▸ Data extract:
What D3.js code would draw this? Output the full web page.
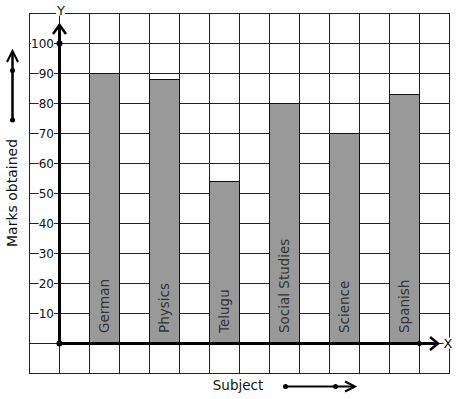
<!DOCTYPE html>
<html>
<head>
<meta charset="utf-8">
<script src="https://cdn.jsdelivr.net/npm/d3@7"></script>
<style>
  html, body { margin: 0; padding: 0; background: #fff; }
  svg { display: block; font-family: "DejaVu Sans", sans-serif; }
</style>
</head>
<body>
<svg id="chart"></svg>
<script>
const subjects = ['German', 'Physics', 'Telugu', 'Social Studies', 'Science', 'Spanish'];
const marks = [90, 88, 54, 80, 70, 83];
const yTicks = [10, 20, 30, 40, 50, 60, 70, 80, 90, 100];

const width = 457, height = 399;
const svg = d3.select('#chart').attr('width', width).attr('height', height);

// value scale: 0 at the x axis, one grid row per 10 marks
const y = d3.scaleLinear().domain([0, 100]).range([343, 43]);
const x = d3.scaleBand().domain(subjects).range([74, 434]).paddingInner(0.5).paddingOuter(0.25);

// grid (cells of 30px)
const gx = d3.scaleLinear().domain([-1, 13]).range([29, 449]);
const grid = svg.append('g').attr('stroke', '#222').attr('stroke-width', 1).attr('shape-rendering', 'crispEdges');
d3.range(-10, 111, 10).forEach(v => {
  grid.append('line').attr('x1', gx(-1)).attr('x2', gx(13) + 1).attr('y1', y(v) + 0.5).attr('y2', y(v) + 0.5);
});
d3.range(-1, 14).forEach(c => {
  grid.append('line').attr('x1', gx(c) + 0.5).attr('x2', gx(c) + 0.5).attr('y1', y(110)).attr('y2', y(-10) + 1);
});

// bars
svg.append('g').selectAll('rect')
  .data(subjects)
  .enter().append('rect')
  .attr('x', d => x(d) + 0.5)
  .attr('y', (d, i) => y(marks[i]) + 0.5)
  .attr('width', x.bandwidth())
  .attr('height', (d, i) => y(0) - y(marks[i]))
  .style('fill', '#999')
  .style('stroke', '#111')
  .style('stroke-width', 1);

// bar labels
svg.append('g').selectAll('text')
  .data(subjects)
  .enter().append('text')
  .attr('transform', d => `translate(${x(d) + x.bandwidth() / 2 + 5},${y(0) - 10}) rotate(-90)`)
  .style('font-size', '13.5px')
  .style('fill', '#333')
  .text(d => d);

// labels with a white knock-out behind them
function label(g, tx, ty, txt, size, anchor) {
  const t = g.append('text')
    .attr('x', tx).attr('y', ty).attr('dy', '0.35em')
    .style('text-anchor', anchor)
    .style('font-size', size)
    .style('fill', '#111')
    .text(txt);
  const b = t.node().getBBox();
  g.insert('rect', 'text')
    .attr('x', b.x).attr('y', b.y + 2).attr('width', b.width).attr('height', b.height - 4)
    .style('fill', '#fff');
}

const tickG = svg.append('g');
yTicks.forEach(v => {
  const g = tickG.append('g');
  label(g, 54, y(v) + 0.5, v, '12px', 'end');
});

// axes
const ax = svg.append('g').style('stroke', '#000').style('fill', 'none');
ax.append('line').attr('x1', 59.5).attr('x2', 59.5).attr('y1', y(0) + 1).attr('y2', 25).style('stroke-width', 3);
ax.append('path').attr('d', `M53,34 L59.5,25 L66,34`).style('stroke-width', 2.5);
ax.append('line').attr('x1', 58).attr('x2', 438).attr('y1', y(0) + 0.5).attr('y2', y(0) + 0.5).style('stroke-width', 3);
ax.append('path').attr('d', `M430,337 L438,343.5 L430,350`).style('stroke-width', 2.5);

const dots = svg.append('g').style('fill', '#000');
dots.append('circle').attr('cx', 59.5).attr('cy', y(100) + 0.5).attr('r', 3);
dots.append('circle').attr('cx', 59.5).attr('cy', y(0) + 0.5).attr('r', 3);
dots.append('circle').attr('cx', 419.5).attr('cy', y(0) + 0.5).attr('r', 2.5);

label(svg.append('g'), 61, 10, 'Y', '13px', 'middle');
label(svg.append('g'), 448, 343, 'X', '13px', 'middle');

// y axis title with arrow
svg.append('text')
  .attr('transform', `translate(17,193) rotate(-90)`)
  .style('text-anchor', 'middle')
  .style('font-size', '14px')
  .style('fill', '#111')
  .text('Marks obtained');
const la = svg.append('g').style('stroke', '#000').style('fill', 'none').style('stroke-width', 2.5);
la.append('line').attr('x1', 12.5).attr('x2', 12.5).attr('y1', 120).attr('y2', 52);
la.append('path').attr('d', 'M7,62 L12.5,51 L18,62').style('stroke-width', 2);
svg.append('circle').attr('cx', 12.5).attr('cy', 70.5).attr('r', 2.5);
svg.append('circle').attr('cx', 12.5).attr('cy', 120).attr('r', 2.5);

// x axis title with arrow
svg.append('text')
  .attr('x', 238).attr('y', 389.5)
  .style('text-anchor', 'middle')
  .style('font-size', '13.5px')
  .style('fill', '#111')
  .text('Subject');
const ba = svg.append('g').style('stroke', '#000').style('fill', 'none').style('stroke-width', 2);
ba.append('line').attr('x1', 285).attr('x2', 354).attr('y1', 386.5).attr('y2', 386.5);
ba.append('path').attr('d', 'M345,381.5 L355,386.5 L345,391.5');
svg.append('circle').attr('cx', 285.5).attr('cy', 386.5).attr('r', 2.5);
svg.append('circle').attr('cx', 335.5).attr('cy', 386.5).attr('r', 2.5);
</script>
</body>
</html>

▸ What needs to be done:
Reproduce only the lines from the beginning of the data through the line that contains "d3.select('#chart').attr('width', width).attr('height', height);", both included, and please drop the pictures.

▸ Response:
What D3.js code would draw this? Output the full web page.
<!DOCTYPE html>
<html>
<head>
<meta charset="utf-8">
<script src="https://cdn.jsdelivr.net/npm/d3@7"></script>
<style>
  html, body { margin: 0; padding: 0; background: #fff; }
  svg { display: block; font-family: "DejaVu Sans", sans-serif; }
</style>
</head>
<body>
<svg id="chart"></svg>
<script>
const subjects = ['German', 'Physics', 'Telugu', 'Social Studies', 'Science', 'Spanish'];
const marks = [90, 88, 54, 80, 70, 83];
const yTicks = [10, 20, 30, 40, 50, 60, 70, 80, 90, 100];

const width = 457, height = 399;
const svg = d3.select('#chart').attr('width', width).attr('height', height);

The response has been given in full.